| Instructions to follow |
Word for word, quote all of the material, omitting the pictures.

| Dataset extract |
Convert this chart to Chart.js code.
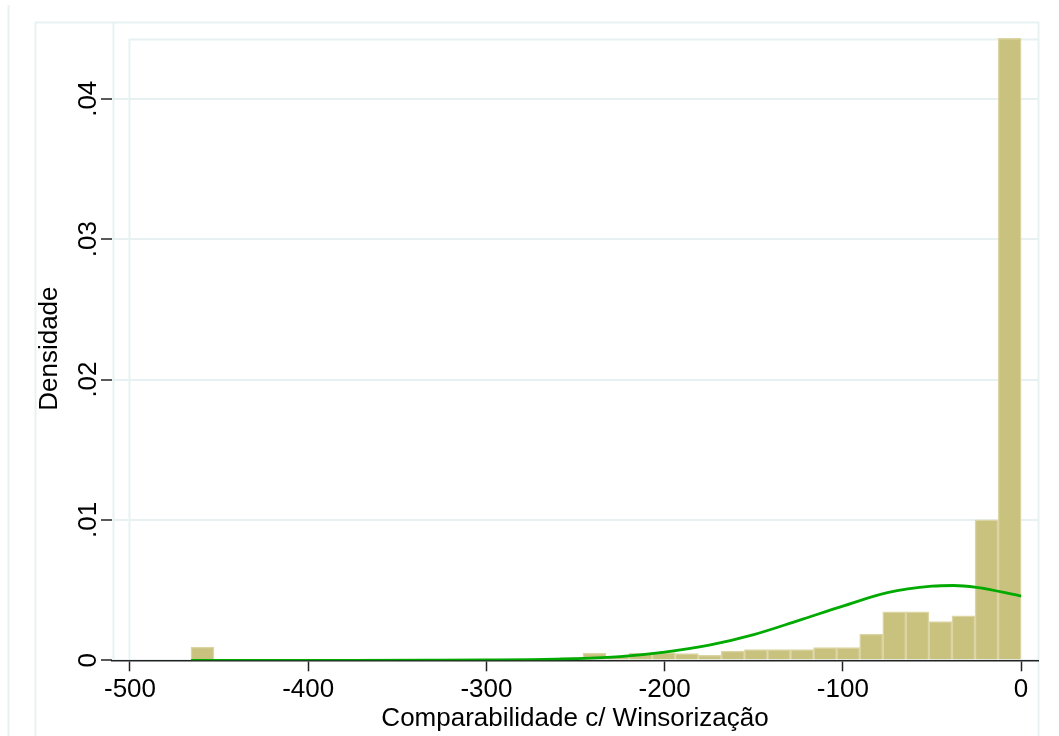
<!DOCTYPE html>
<html>
<head>
<meta charset="utf-8">
<title>Densidade - Comparabilidade c/ Winsorização</title>
<script src="https://cdn.jsdelivr.net/npm/chart.js@4.4.1/dist/chart.umd.min.js"></script>
<style>
    html, body { margin: 0; padding: 0; background: #ffffff; }
    #wrap { width: 1059px; height: 736px; }
</style>
</head>
<body>
<div id="wrap"><canvas id="hist" width="1059" height="736"></canvas></div>
<script>
// =============================================================================
// DATA
// =============================================================================

// histogram bins: first bin starts at binStart, all bins binWidth wide
const binStart = -465.8;
const binWidth = 12.94;

// density of each bin, left to right
const binDensity = [
    0.00095, 0.00008, 0.00008, 0.00008, 0.00008, 0.00008, 0.00008, 0.00008,
    0.00008, 0.00008, 0.00008, 0.00008, 0.00008, 0.00008, 0.00008, 0.00008,
    0.0002, 0.00052, 0.0003, 0.00052, 0.00055, 0.00048, 0.00036, 0.00065,
    0.00077, 0.00077, 0.00077, 0.0009, 0.0009, 0.00187, 0.00346, 0.00346,
    0.00275, 0.00317, 0.0100, 0.0443
];

// normal density overlay, read at these x positions
const curveX = [-465.8, -425, -375, -325, -300, -275, -250, -225, -200, -175, -150, -125, -100, -75, -50, -38, -25, 0];
const curveY = [0, 0, 0, 0.00001, 0.00002, 0.00004, 0.00011, 0.00026, 0.00058, 0.00108, 0.00183, 0.00283, 0.00386, 0.00482, 0.00528, 0.00533, 0.00519, 0.00458];

// axis ticks
const xTicks = [-500, -400, -300, -200, -100, 0];
const yTicks = [0, 0.01, 0.02, 0.03, 0.04];
const yTickLabels = ['0', '.01', '.02', '.03', '.04'];

// =============================================================================
// STYLE
// =============================================================================

const colors = {
    bar: 'rgb(201, 193, 126)',
    barEdge: 'rgb(219, 213, 164)',
    curve: '#00aa00',
    grid: '#e8f1f2',
    frame: '#e8f1f2',
    axis: '#222222',
    text: '#000000'
};

const fontFamily = '"Liberation Sans", Arial, sans-serif';
const fontSize = 26;

// =============================================================================
// BUILD CHART
// =============================================================================

const barPoints = binDensity.map((d, i) => ({ x: binStart + (i + 0.5) * binWidth, y: d }));
const curvePoints = curveX.map((x, i) => ({ x: x, y: curveY[i] }));

// light Stata style frames around graph and plot region
const frameBoxes = {
    id: 'frameBoxes',
    beforeDraw(chart) {
        const ctx = chart.ctx;
        ctx.save();
        ctx.strokeStyle = colors.frame;
        ctx.lineWidth = 2;
        ctx.beginPath();
        // outer left edge
        ctx.moveTo(8.5, 5); ctx.lineTo(8.5, 736);
        // graph region box
        ctx.moveTo(35.5, 736); ctx.lineTo(35.5, 22.5); ctx.lineTo(1038.5, 22.5); ctx.lineTo(1038.5, 736);
        // y axis line
        ctx.moveTo(113.5, 22.5); ctx.lineTo(113.5, 660);
        // plot region box
        ctx.moveTo(129.5, 660); ctx.lineTo(129.5, 39.5); ctx.lineTo(1038.5, 39.5);
        ctx.stroke();
        ctx.restore();
    }
};

new Chart(document.getElementById('hist'), {
    data: {
        datasets: [
            {
                type: 'line',
                data: curvePoints,
                borderColor: colors.curve,
                borderWidth: 2.8,
                pointRadius: 0,
                cubicInterpolationMode: 'monotone',
                order: 0
            },
            {
                type: 'bar',
                data: barPoints,
                backgroundColor: colors.bar,
                borderColor: colors.barEdge,
                borderWidth: 1.5,
                barPercentage: 1,
                categoryPercentage: 1,
                order: 1
            }
        ]
    },
    options: {
        responsive: false,
        animation: false,
        layout: { padding: { left: 0, right: 21, top: 37, bottom: 0 } },
        plugins: {
            legend: { display: false },
            tooltip: { enabled: false }
        },
        scales: {
            x: {
                type: 'linear',
                min: -510.1,
                max: 9.5,
                offset: false,
                afterBuildTicks: (scale) => { scale.ticks = xTicks.map(v => ({ value: v })); },
                afterFit: (scale) => { scale.height = 75.7; },
                border: { display: true, color: colors.axis, width: 1.5 },
                grid: {
                    offset: false,
                    drawOnChartArea: false,
                    drawTicks: true,
                    tickLength: 11,
                    tickColor: colors.axis,
                    tickWidth: 1.5
                },
                ticks: {
                    color: colors.text,
                    font: { family: fontFamily, size: fontSize },
                    padding: 3,
                    maxRotation: 0,
                    minRotation: 0,
                    autoSkip: false
                },
                title: {
                    display: true,
                    text: 'Comparabilidade c/ Winsorização',
                    color: colors.text,
                    font: { family: fontFamily, size: fontSize },
                    padding: { top: 0, bottom: 2 }
                }
            },
            y: {
                type: 'linear',
                min: 0,
                max: 0.0444,
                afterBuildTicks: (scale) => { scale.ticks = yTicks.map(v => ({ value: v })); },
                afterFit: (scale) => { scale.width = 112; },
                border: { display: false },
                grid: {
                    color: colors.grid,
                    lineWidth: 2,
                    drawTicks: true,
                    tickLength: 11,
                    tickColor: colors.axis,
                    tickWidth: 1.5
                },
                ticks: {
                    color: colors.text,
                    font: { family: fontFamily, size: fontSize },
                    padding: -6,
                    minRotation: 90,
                    maxRotation: 90,
                    crossAlign: 'center',
                    autoSkip: false,
                    callback: (value) => yTickLabels[yTicks.indexOf(value)]
                },
                title: {
                    display: true,
                    text: 'Densidade',
                    color: colors.text,
                    font: { family: fontFamily, size: fontSize },
                    padding: { top: 34, bottom: 0 }
                }
            }
        }
    },
    plugins: [frameBoxes]
});
</script>
</body>
</html>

| Complete response |
Convert this chart to Chart.js code.
<!DOCTYPE html>
<html>
<head>
<meta charset="utf-8">
<title>Densidade - Comparabilidade c/ Winsorização</title>
<script src="https://cdn.jsdelivr.net/npm/chart.js@4.4.1/dist/chart.umd.min.js"></script>
<style>
    html, body { margin: 0; padding: 0; background: #ffffff; }
    #wrap { width: 1059px; height: 736px; }
</style>
</head>
<body>
<div id="wrap"><canvas id="hist" width="1059" height="736"></canvas></div>
<script>
// =============================================================================
// DATA
// =============================================================================

// histogram bins: first bin starts at binStart, all bins binWidth wide
const binStart = -465.8;
const binWidth = 12.94;

// density of each bin, left to right
const binDensity = [
    0.00095, 0.00008, 0.00008, 0.00008, 0.00008, 0.00008, 0.00008, 0.00008,
    0.00008, 0.00008, 0.00008, 0.00008, 0.00008, 0.00008, 0.00008, 0.00008,
    0.0002, 0.00052, 0.0003, 0.00052, 0.00055, 0.00048, 0.00036, 0.00065,
    0.00077, 0.00077, 0.00077, 0.0009, 0.0009, 0.00187, 0.00346, 0.00346,
    0.00275, 0.00317, 0.0100, 0.0443
];

// normal density overlay, read at these x positions
const curveX = [-465.8, -425, -375, -325, -300, -275, -250, -225, -200, -175, -150, -125, -100, -75, -50, -38, -25, 0];
const curveY = [0, 0, 0, 0.00001, 0.00002, 0.00004, 0.00011, 0.00026, 0.00058, 0.00108, 0.00183, 0.00283, 0.00386, 0.00482, 0.00528, 0.00533, 0.00519, 0.00458];

// axis ticks
const xTicks = [-500, -400, -300, -200, -100, 0];
const yTicks = [0, 0.01, 0.02, 0.03, 0.04];
const yTickLabels = ['0', '.01', '.02', '.03', '.04'];

// =============================================================================
// STYLE
// =============================================================================

const colors = {
    bar: 'rgb(201, 193, 126)',
    barEdge: 'rgb(219, 213, 164)',
    curve: '#00aa00',
    grid: '#e8f1f2',
    frame: '#e8f1f2',
    axis: '#222222',
    text: '#000000'
};

const fontFamily = '"Liberation Sans", Arial, sans-serif';
const fontSize = 26;

// =============================================================================
// BUILD CHART
// =============================================================================

const barPoints = binDensity.map((d, i) => ({ x: binStart + (i + 0.5) * binWidth, y: d }));
const curvePoints = curveX.map((x, i) => ({ x: x, y: curveY[i] }));

// light Stata style frames around graph and plot region
const frameBoxes = {
    id: 'frameBoxes',
    beforeDraw(chart) {
        const ctx = chart.ctx;
        ctx.save();
        ctx.strokeStyle = colors.frame;
        ctx.lineWidth = 2;
        ctx.beginPath();
        // outer left edge
        ctx.moveTo(8.5, 5); ctx.lineTo(8.5, 736);
        // graph region box
        ctx.moveTo(35.5, 736); ctx.lineTo(35.5, 22.5); ctx.lineTo(1038.5, 22.5); ctx.lineTo(1038.5, 736);
        // y axis line
        ctx.moveTo(113.5, 22.5); ctx.lineTo(113.5, 660);
        // plot region box
        ctx.moveTo(129.5, 660); ctx.lineTo(129.5, 39.5); ctx.lineTo(1038.5, 39.5);
        ctx.stroke();
        ctx.restore();
    }
};

new Chart(document.getElementById('hist'), {
    data: {
        datasets: [
            {
                type: 'line',
                data: curvePoints,
                borderColor: colors.curve,
                borderWidth: 2.8,
                pointRadius: 0,
                cubicInterpolationMode: 'monotone',
                order: 0
            },
            {
                type: 'bar',
                data: barPoints,
                backgroundColor: colors.bar,
                borderColor: colors.barEdge,
                borderWidth: 1.5,
                barPercentage: 1,
                categoryPercentage: 1,
                order: 1
            }
        ]
    },
    options: {
        responsive: false,
        animation: false,
        layout: { padding: { left: 0, right: 21, top: 37, bottom: 0 } },
        plugins: {
            legend: { display: false },
            tooltip: { enabled: false }
        },
        scales: {
            x: {
                type: 'linear',
                min: -510.1,
                max: 9.5,
                offset: false,
                afterBuildTicks: (scale) => { scale.ticks = xTicks.map(v => ({ value: v })); },
                afterFit: (scale) => { scale.height = 75.7; },
                border: { display: true, color: colors.axis, width: 1.5 },
                grid: {
                    offset: false,
                    drawOnChartArea: false,
                    drawTicks: true,
                    tickLength: 11,
                    tickColor: colors.axis,
                    tickWidth: 1.5
                },
                ticks: {
                    color: colors.text,
                    font: { family: fontFamily, size: fontSize },
                    padding: 3,
                    maxRotation: 0,
                    minRotation: 0,
                    autoSkip: false
                },
                title: {
                    display: true,
                    text: 'Comparabilidade c/ Winsorização',
                    color: colors.text,
                    font: { family: fontFamily, size: fontSize },
                    padding: { top: 0, bottom: 2 }
                }
            },
            y: {
                type: 'linear',
                min: 0,
                max: 0.0444,
                afterBuildTicks: (scale) => { scale.ticks = yTicks.map(v => ({ value: v })); },
                afterFit: (scale) => { scale.width = 112; },
                border: { display: false },
                grid: {
                    color: colors.grid,
                    lineWidth: 2,
                    drawTicks: true,
                    tickLength: 11,
                    tickColor: colors.axis,
                    tickWidth: 1.5
                },
                ticks: {
                    color: colors.text,
                    font: { family: fontFamily, size: fontSize },
                    padding: -6,
                    minRotation: 90,
                    maxRotation: 90,
                    crossAlign: 'center',
                    autoSkip: false,
                    callback: (value) => yTickLabels[yTicks.indexOf(value)]
                },
                title: {
                    display: true,
                    text: 'Densidade',
                    color: colors.text,
                    font: { family: fontFamily, size: fontSize },
                    padding: { top: 34, bottom: 0 }
                }
            }
        }
    },
    plugins: [frameBoxes]
});
</script>
</body>
</html>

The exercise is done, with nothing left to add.